The 29-year-old's six-shot halfway lead also matched the championship record shared by Tiger Woods (2000) and McIlroy (2011), but some fiendish pin positions meant only two players broke par on Saturday.
Rickie Fowler and Erik Compton carded matching rounds of 67 to finish three under par, while Kaymer finished eight under par after a 72 that could have been much worse if not for a stunning eagle on the fifth and a birdie from six feet on the last.
"It was good," said Kaymer, who is seeking to claim a wire-to-wire victory as he did in the Players Championship at Sawgrass last month. "I didn't play as good as the first two days, but I kept it together very well.
"I felt like today if you have 25 feet or 30 feet on every green, you've done well. The USGA put the pins in very, very tough positions. On 18 it was probably the easiest pin today and, fortunately, I could take care of it.
"I made a couple bad swings on the first nine, put myself in bad positions, but I only made bogey, which is okay. Only one birdie and one eagle, so I'm happy."
Kaymer, who won the 2010 US PGA Championship at Whistling Straits and became world number one for eight weeks the following February, added: "If you have a lead of four shots, five shots, six shots... at the end of the day, if you play a golf course like this it can be gone very quickly.

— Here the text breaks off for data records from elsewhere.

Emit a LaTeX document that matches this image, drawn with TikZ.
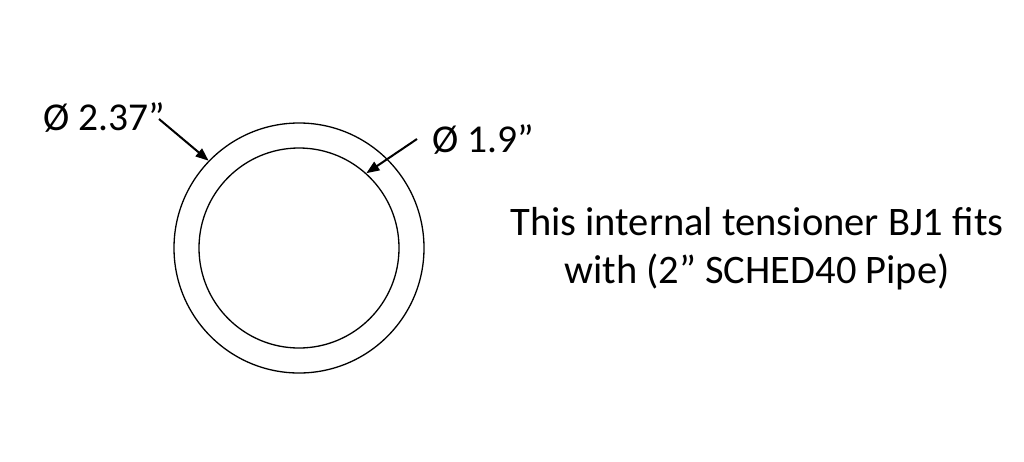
\documentclass[tikz,border=0pt]{standalone}
\usepackage{fontspec}
\setmainfont{Carlito}
\usetikzlibrary{arrows.meta}
\tikzset{
  ring/.style={draw=black, line width=1.3pt, circle, inner sep=0pt},
  dimlabel/.style={anchor=base west, inner sep=0pt, font=\fontsize{39.5}{47}\selectfont},
  note/.style={anchor=base, inner sep=0pt, align=center, font=\fontsize{40.5}{48}\selectfont},
  pointer/.style={line width=2pt, -{Triangle[length=13pt, width=10pt]}}
}
\begin{document}
\begin{tikzpicture}[x=1pt, y=-1pt]
\useasboundingbox (0,0) rectangle (1024,461);
\node[ring, minimum size=250pt] (outer) at (299,248) {};
\node[ring, minimum size=200pt] (inner) at (299,248) {};
\node[dimlabel] (lab1) at (43,130) {Ø 2.37”};
\node[dimlabel] (lab2) at (432,152) {Ø 1.9”};
\coordinate (s1) at (159,119);
\coordinate (s2) at (417,139);
\draw[pointer] (s1) -- (outer.136);
\draw[pointer] (s2) -- (inner.48.6);
\node[note] (txt) at (757,283) {This internal tensioner BJ1 fits\\with (2” SCHED40 Pipe)};
\end{tikzpicture}
\end{document}
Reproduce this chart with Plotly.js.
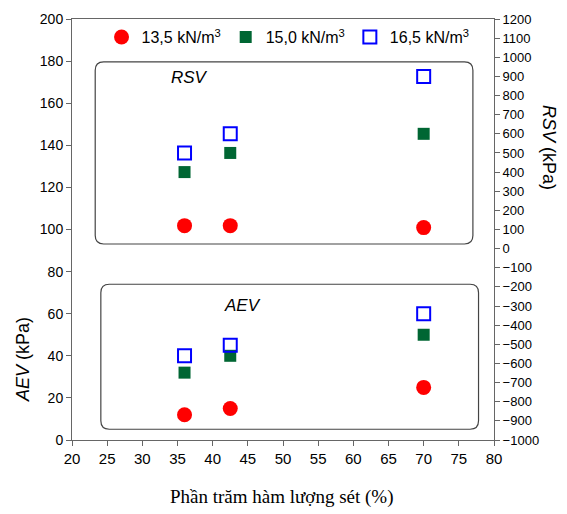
<!DOCTYPE html>
<html>
<head>
<meta charset="utf-8">
<script src="https://cdn.plot.ly/plotly-3.0.1.min.js"></script>
<style>html,body{margin:0;padding:0;background:#fff;}#chart{width:567px;height:514px;}</style>
</head>
<body>
<div id="chart"></div>
<script>
// Clay content (%)
const clayContent = [36, 42.5, 70];
// AEV (kPa) – left axis
const aev_135 = [12, 15, 25];
const aev_150 = [32, 40, 50];
const aev_165 = [40, 45, 60];
// RSV (kPa) – right axis
const rsv_135 = [120, 120, 110];
const rsv_150 = [400, 500, 600];
const rsv_165 = [500, 600, 900];
const seriesNames = ['13,5 kN/m<sup>3</sup>', '15,0 kN/m<sup>3</sup>', '16,5 kN/m<sup>3</sup>'];

const red = '#FF0000', green = '#006633', blue = '#0000FF';
const mk = [
  {symbol: 'circle', size: 15, color: red},
  {symbol: 'square', size: 12, color: green},
  {symbol: 'square-open', size: 13, color: blue, line: {color: blue, width: 2}}
];

const traces = [];
const aevSets = [aev_135, aev_150, aev_165];
const rsvSets = [rsv_135, rsv_150, rsv_165];
for (let i = 0; i < 3; i++) {
  traces.push({x: clayContent, y: aevSets[i], type: 'scatter', mode: 'markers', name: seriesNames[i],
    marker: mk[i], legendgroup: 'g' + i, showlegend: true, yaxis: 'y', cliponaxis: false});
}
for (let i = 0; i < 3; i++) {
  traces.push({x: clayContent, y: rsvSets[i], type: 'scatter', mode: 'markers', name: seriesNames[i],
    marker: mk[i], legendgroup: 'g' + i, showlegend: false, yaxis: 'y2', cliponaxis: false});
}

function roundRect(x0, x1, y0, y1, rx, ry) {
  return `M ${x0 + rx},${y1} L ${x1 - rx},${y1} Q ${x1},${y1} ${x1},${y1 - ry} ` +
         `L ${x1},${y0 + ry} Q ${x1},${y0} ${x1 - rx},${y0} ` +
         `L ${x0 + rx},${y0} Q ${x0},${y0} ${x0},${y0 + ry} ` +
         `L ${x0},${y1 - ry} Q ${x0},${y1} ${x0 + rx},${y1} Z`;
}

const axColor = '#666666';
const tickFont = {family: 'Liberation Sans, Arial, sans-serif', size: 15, color: '#000'};
const px = v => (v - 72) / 422;
const py = v => (440 - v) / 421;

const layout = {
  width: 567, height: 514,
  margin: {l: 72, r: 73, t: 19, b: 74},
  paper_bgcolor: '#fff', plot_bgcolor: '#fff',
  font: {family: 'Liberation Sans, Arial, sans-serif', color: '#000'},
  showlegend: true,
  legend: {orientation: 'h', x: 0.07, y: 0.957, xanchor: 'left', yanchor: 'middle',
    font: {size: 16, family: 'Liberation Sans, Arial, sans-serif'}, bgcolor: 'rgba(0,0,0,0)', itemwidth: 30},
  xaxis: {range: [20, 80], dtick: 5, tick0: 20, showgrid: false, zeroline: false,
    showline: true, linecolor: axColor, linewidth: 1, mirror: true,
    ticks: 'outside', ticklen: 5, tickcolor: axColor, tickfont: tickFont},
  yaxis: {range: [0, 200], dtick: 20, showgrid: false, zeroline: false,
    showline: true, linecolor: axColor, linewidth: 1,
    ticks: 'outside', ticklen: 5, tickcolor: axColor, tickfont: {...tickFont, size: 14}},
  yaxis2: {range: [-1000, 1200], dtick: 100, overlaying: 'y', side: 'right', showgrid: false, zeroline: false,
    showline: true, linecolor: axColor, linewidth: 1,
    ticks: 'outside', ticklen: 5, tickcolor: axColor, tickfont: {...tickFont, size: 13}},
  shapes: [
    {type: 'path', xref: 'x', yref: 'y', path: roundRect(23.3, 77.0, 93.1, 179.6, 1.2, 4.0),
      line: {color: '#444', width: 1.2}, fillcolor: 'rgba(0,0,0,0)', layer: 'below'},
    {type: 'path', xref: 'x', yref: 'y', path: roundRect(24.1, 77.8, 5.1, 74.0, 1.2, 4.0),
      line: {color: '#444', width: 1.2}, fillcolor: 'rgba(0,0,0,0)', layer: 'below'}
  ],
  annotations: [
    {text: '<i>RSV</i>', xref: 'paper', yref: 'paper', x: px(189), y: py(77),
      xanchor: 'center', yanchor: 'middle', showarrow: false, font: {size: 17}},
    {text: '<i>AEV</i>', xref: 'paper', yref: 'paper', x: px(242), y: py(305),
      xanchor: 'center', yanchor: 'middle', showarrow: false, font: {size: 17}},
    {text: '<i>AEV</i> (kPa)', xref: 'paper', yref: 'paper', x: px(23), y: py(360),
      xanchor: 'center', yanchor: 'middle', textangle: -90, showarrow: false, font: {size: 18}},
    {text: '<i>RSV</i> (kPa)', xref: 'paper', yref: 'paper', x: px(549), y: py(147),
      xanchor: 'center', yanchor: 'middle', textangle: 90, showarrow: false, font: {size: 18}},
    {text: 'Phần trăm hàm lượng sét (%)', xref: 'paper', yref: 'paper', x: px(282), y: py(497),
      xanchor: 'center', yanchor: 'middle', showarrow: false,
      font: {size: 19, family: 'Liberation Serif, Times New Roman, serif'}}
  ]
};

Plotly.newPlot('chart', traces, layout, {displayModeBar: false, staticPlot: true});
</script>
</body>
</html>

"You could see it today. I made three bogeys the first six holes. I didn't hit many fairways today. So the challenge will be tomorrow to keep going and not try to defend anything, because if you try to defend then you're not free enough. You don't swing as free. So we'll see how it will react tomorrow, how the body feels and how I handle the situation.
"I think I was leading by six shots in 2008, playing the BMW International Open in Germany. That was a tough tournament in many ways. I had only been on tour for a year and a half, and then all of a sudden everybody expects you to win the golf tournament.
"Obviously there was a lot of support and I didn't really want to disappoint the people. My lead was gone after 11 holes. So then the support of the people really helped and I could fight back a little bit, I could get into the play-off and birdied the first hole to win the golf tournament. That was pretty much the only time where I had a lead by four or five or six shots."